Mersin’den isteğim doğrultusundaki atamayla gelerek yedi yıl Tekirdağ’da bir o kadar Edirne’de -şimdiki adıyla- ‘Milli Eğitim Müfettişi’ sıfatıyla görev yaptım.

Beni yakından tanıyanlar ya da öğretmenlerimiz, bu üç ilimizde bana “Şair Müfettişim” diye seslendiler. Dünya edebiyatına adını yazdırmış şairlerimiz varken ‘şairim’ demem ama ‘yazarım’, derim.

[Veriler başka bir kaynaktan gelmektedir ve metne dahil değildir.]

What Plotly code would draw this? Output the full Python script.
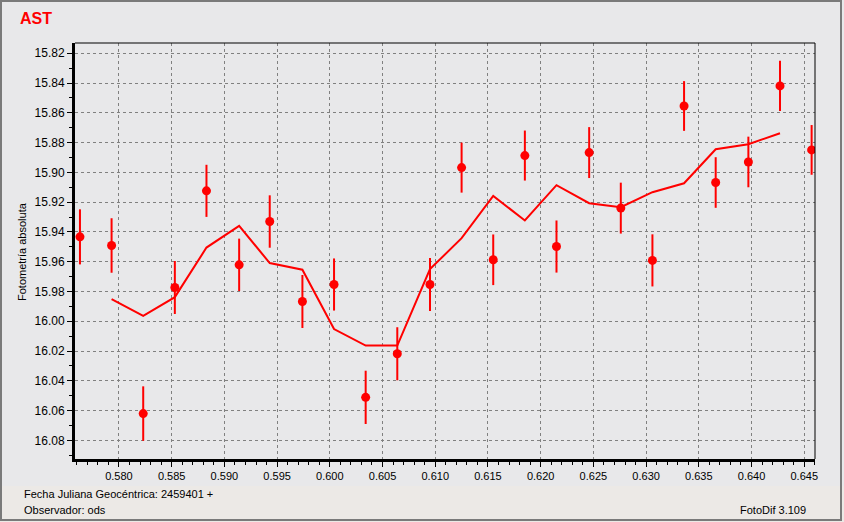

Tekirdağ Yeni İnan gazetesinin sahibi rahmetli Cahit Çelebi’nin davetiyle o gazetede yıllardır köşe yazarlığımı sürdürüyorum. Edirne’de bir yerel gazete de yazdım. Bunlara koşut olarak ulusal basında, Mililyet Blog’da ve Türkiye’nin Yazar Portalı’nda yüzlerce köşe yazım yayımlandı. Şimdilerde de yazmak, alışkanlığım oldu, diyebilirim. Adım arama motoruna yazıldığında binlerce sayfa açılır.

Okumak, yazmak ve gezmek emeklilik günlerimin uğraşı oldu. Düşünür D. Dik der ki: “zamanın geçmesinden korkmayınız. Eğer zamanınız boşa geçiyorsa korkunuz.”

Atatürkçüyüm, Cumhuriyetçiyim, bayrağımızı ve güzel Türkçemizi severim, yalakalık yapamam, insan hak ve özgürlüklerine saygılım, doğru bildiğim yolda yalnız da olsa yürürüm. Dik duruşumu korumaya çalışırım. Bu doğrultuda kırıldım fakat eğilmedim.

***

Trakya’da acı tatlı anılarım oldu. Daha çok tatlı anılar… Şimdilerde rahmetli olan Tekirdağ’ın Osman Tabak Başkanı birkaç kez : ”Gel Müfettiş Bey, bir kahve içelim.” Diyerek koluma girdi ve makamında konuk etti. Her iki ilimizde de dönemin valileriyle de olumlu iletişim içinde oldum. Kimi valilerin bayram konuşmasını kaleme aldığım oldu. Vali yardımcılarının çaylarını içtim, söyleştik. İl müdürlerimiz ile olumlu görüşmelerimiz oldu. Ne ki yer değiştirdikçe edindiğim kazanımlar sıfırlandı!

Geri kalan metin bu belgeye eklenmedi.